Dataset records:

==============================

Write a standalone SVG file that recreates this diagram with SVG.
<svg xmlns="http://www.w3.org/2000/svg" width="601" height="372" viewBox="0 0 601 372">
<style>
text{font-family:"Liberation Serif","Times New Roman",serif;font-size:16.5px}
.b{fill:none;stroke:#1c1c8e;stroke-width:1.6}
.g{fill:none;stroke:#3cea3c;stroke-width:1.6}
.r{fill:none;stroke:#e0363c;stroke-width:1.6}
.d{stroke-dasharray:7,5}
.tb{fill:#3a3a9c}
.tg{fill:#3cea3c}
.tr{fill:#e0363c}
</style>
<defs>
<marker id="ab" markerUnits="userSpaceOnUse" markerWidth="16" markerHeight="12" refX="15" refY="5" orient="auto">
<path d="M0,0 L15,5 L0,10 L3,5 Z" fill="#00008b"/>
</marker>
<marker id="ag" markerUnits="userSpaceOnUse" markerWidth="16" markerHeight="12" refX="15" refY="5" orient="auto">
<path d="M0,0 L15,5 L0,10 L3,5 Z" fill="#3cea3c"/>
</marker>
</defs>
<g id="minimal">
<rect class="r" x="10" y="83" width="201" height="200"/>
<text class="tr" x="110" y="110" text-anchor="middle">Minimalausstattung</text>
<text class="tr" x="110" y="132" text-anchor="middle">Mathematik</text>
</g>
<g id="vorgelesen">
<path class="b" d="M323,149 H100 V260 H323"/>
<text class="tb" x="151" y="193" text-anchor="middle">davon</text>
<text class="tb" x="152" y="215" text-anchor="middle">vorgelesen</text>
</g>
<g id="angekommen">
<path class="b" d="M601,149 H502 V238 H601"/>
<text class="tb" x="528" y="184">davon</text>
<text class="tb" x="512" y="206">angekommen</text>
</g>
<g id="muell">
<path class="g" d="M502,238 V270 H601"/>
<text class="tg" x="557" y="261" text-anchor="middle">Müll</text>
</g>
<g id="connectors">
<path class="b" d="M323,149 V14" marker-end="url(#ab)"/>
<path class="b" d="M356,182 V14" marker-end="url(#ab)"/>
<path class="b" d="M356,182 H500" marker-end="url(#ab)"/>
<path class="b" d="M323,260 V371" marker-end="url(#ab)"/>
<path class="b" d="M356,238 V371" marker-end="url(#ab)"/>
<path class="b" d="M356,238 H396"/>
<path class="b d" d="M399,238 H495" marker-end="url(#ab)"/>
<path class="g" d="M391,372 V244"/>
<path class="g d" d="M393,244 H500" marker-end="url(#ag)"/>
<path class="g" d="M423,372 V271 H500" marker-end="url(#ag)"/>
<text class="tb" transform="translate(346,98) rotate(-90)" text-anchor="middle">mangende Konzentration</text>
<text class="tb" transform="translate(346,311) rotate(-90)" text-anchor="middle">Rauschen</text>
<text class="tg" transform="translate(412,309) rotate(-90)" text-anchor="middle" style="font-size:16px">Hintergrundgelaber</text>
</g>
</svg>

==============================

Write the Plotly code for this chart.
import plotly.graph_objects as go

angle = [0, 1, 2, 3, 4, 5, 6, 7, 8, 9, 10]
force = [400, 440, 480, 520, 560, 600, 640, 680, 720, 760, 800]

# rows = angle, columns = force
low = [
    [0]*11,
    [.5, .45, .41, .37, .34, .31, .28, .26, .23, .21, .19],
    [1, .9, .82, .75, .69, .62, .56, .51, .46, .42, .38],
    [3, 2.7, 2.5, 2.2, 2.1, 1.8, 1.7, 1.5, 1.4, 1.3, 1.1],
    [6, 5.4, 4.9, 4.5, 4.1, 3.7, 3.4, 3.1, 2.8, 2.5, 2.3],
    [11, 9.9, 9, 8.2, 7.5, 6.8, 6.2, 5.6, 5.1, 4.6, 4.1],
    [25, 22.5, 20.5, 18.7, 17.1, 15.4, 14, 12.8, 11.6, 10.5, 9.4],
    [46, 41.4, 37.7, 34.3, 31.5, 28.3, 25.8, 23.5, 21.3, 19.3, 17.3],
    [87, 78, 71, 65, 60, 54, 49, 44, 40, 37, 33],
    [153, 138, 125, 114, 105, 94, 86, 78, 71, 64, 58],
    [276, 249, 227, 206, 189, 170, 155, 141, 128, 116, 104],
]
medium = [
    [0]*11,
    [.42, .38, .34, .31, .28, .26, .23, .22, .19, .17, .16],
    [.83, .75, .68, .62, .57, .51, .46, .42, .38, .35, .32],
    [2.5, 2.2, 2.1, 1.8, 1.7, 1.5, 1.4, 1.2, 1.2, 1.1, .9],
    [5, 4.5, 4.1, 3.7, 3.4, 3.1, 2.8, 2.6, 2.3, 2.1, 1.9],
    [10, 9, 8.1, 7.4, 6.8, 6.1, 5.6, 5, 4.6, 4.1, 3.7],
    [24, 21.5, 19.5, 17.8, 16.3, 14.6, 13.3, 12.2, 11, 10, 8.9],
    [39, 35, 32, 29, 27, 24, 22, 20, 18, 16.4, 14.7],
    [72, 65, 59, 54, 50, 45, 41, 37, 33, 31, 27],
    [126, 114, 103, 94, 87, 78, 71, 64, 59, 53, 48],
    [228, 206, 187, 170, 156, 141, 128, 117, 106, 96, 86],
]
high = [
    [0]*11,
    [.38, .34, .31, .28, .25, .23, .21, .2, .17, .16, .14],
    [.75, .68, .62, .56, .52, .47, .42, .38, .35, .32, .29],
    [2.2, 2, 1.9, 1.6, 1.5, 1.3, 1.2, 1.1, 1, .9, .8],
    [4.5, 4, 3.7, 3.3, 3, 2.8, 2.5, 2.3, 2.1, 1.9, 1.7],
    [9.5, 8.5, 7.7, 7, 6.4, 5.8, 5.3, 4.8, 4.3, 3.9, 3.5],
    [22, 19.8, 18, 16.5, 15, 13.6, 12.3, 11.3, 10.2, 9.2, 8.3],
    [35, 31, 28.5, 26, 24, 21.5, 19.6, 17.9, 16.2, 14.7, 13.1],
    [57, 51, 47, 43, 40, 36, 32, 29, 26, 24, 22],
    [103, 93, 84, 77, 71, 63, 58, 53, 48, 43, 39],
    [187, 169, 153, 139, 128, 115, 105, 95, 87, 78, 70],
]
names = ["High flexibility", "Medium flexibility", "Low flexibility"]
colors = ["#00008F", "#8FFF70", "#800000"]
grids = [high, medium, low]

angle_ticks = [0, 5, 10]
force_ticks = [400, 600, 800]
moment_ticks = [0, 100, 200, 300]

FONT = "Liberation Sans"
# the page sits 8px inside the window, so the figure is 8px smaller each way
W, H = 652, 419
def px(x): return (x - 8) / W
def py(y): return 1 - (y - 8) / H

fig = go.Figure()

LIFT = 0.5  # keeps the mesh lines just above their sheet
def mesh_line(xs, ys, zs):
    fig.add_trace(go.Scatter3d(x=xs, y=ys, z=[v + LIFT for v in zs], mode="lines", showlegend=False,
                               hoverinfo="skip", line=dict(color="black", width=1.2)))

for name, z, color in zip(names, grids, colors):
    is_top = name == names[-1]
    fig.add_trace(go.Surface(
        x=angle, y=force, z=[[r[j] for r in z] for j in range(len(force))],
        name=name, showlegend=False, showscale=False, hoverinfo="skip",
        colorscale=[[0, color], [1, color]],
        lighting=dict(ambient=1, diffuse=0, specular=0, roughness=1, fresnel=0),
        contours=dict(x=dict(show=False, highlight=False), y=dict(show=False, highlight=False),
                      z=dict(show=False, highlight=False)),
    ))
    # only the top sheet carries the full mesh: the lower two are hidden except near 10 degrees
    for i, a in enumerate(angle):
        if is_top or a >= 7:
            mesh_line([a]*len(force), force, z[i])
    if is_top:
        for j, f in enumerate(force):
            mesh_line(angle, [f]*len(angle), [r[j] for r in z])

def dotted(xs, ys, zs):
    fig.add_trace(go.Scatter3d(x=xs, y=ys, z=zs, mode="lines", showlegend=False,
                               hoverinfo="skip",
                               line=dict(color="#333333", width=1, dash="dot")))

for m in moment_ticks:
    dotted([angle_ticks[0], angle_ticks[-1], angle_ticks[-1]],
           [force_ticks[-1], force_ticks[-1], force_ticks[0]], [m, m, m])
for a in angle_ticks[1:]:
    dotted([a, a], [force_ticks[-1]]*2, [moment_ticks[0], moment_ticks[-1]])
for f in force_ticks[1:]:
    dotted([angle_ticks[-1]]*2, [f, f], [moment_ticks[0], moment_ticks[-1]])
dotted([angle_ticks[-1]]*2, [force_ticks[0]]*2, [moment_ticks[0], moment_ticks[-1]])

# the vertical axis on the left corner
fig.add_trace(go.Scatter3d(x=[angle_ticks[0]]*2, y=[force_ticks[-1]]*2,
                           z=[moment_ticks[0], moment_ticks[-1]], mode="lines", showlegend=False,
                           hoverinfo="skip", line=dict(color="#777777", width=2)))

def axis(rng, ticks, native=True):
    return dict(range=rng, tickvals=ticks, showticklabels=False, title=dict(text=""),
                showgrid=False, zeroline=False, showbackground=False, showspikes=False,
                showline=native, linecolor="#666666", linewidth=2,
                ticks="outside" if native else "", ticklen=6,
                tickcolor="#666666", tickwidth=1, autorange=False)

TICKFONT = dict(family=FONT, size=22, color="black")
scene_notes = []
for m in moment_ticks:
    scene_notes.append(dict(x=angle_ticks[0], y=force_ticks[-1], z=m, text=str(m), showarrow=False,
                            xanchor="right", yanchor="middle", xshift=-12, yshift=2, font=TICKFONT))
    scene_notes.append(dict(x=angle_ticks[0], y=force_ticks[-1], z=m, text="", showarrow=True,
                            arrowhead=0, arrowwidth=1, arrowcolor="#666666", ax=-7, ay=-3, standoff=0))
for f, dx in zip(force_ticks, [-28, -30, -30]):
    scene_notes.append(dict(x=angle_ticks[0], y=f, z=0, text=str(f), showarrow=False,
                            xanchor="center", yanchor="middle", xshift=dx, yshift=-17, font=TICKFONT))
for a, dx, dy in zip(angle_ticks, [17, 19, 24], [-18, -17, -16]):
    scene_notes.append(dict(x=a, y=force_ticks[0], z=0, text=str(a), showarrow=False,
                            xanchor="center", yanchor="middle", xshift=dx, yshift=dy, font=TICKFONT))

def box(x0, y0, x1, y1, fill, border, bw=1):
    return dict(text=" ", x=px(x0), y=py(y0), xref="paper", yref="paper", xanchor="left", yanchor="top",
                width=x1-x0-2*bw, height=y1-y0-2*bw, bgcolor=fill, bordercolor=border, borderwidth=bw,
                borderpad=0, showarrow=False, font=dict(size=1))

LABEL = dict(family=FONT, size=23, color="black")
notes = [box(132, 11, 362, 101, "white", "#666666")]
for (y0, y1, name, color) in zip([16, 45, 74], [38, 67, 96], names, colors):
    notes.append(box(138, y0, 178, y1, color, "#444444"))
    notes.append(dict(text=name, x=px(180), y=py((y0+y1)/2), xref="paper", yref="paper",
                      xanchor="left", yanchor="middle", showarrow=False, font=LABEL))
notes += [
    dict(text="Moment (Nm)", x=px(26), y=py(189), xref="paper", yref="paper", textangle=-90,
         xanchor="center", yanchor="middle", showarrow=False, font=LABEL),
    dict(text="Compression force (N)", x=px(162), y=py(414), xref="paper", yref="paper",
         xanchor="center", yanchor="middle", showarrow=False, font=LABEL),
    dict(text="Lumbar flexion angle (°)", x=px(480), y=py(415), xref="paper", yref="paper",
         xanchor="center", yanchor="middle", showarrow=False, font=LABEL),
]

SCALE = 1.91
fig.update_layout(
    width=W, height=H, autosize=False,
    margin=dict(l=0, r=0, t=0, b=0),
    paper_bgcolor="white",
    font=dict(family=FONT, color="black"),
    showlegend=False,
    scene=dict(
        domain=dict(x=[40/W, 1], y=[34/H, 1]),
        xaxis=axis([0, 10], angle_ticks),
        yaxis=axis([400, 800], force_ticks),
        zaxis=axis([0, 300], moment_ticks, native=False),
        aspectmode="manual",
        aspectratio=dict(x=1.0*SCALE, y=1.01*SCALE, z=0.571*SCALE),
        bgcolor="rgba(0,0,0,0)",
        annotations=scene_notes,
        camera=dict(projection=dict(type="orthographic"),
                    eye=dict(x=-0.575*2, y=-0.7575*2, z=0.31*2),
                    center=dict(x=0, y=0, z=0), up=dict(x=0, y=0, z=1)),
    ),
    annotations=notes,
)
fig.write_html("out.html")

==============================

Stated problem:
Take exactly the lines from the one containing "Write the Plotly code for this chart." through the one containing "720, 760, 800]" in the data above, and output them with nothing added.

The result:
Write the Plotly code for this chart.
import plotly.graph_objects as go

angle = [0, 1, 2, 3, 4, 5, 6, 7, 8, 9, 10]
force = [400, 440, 480, 520, 560, 600, 640, 680, 720, 760, 800]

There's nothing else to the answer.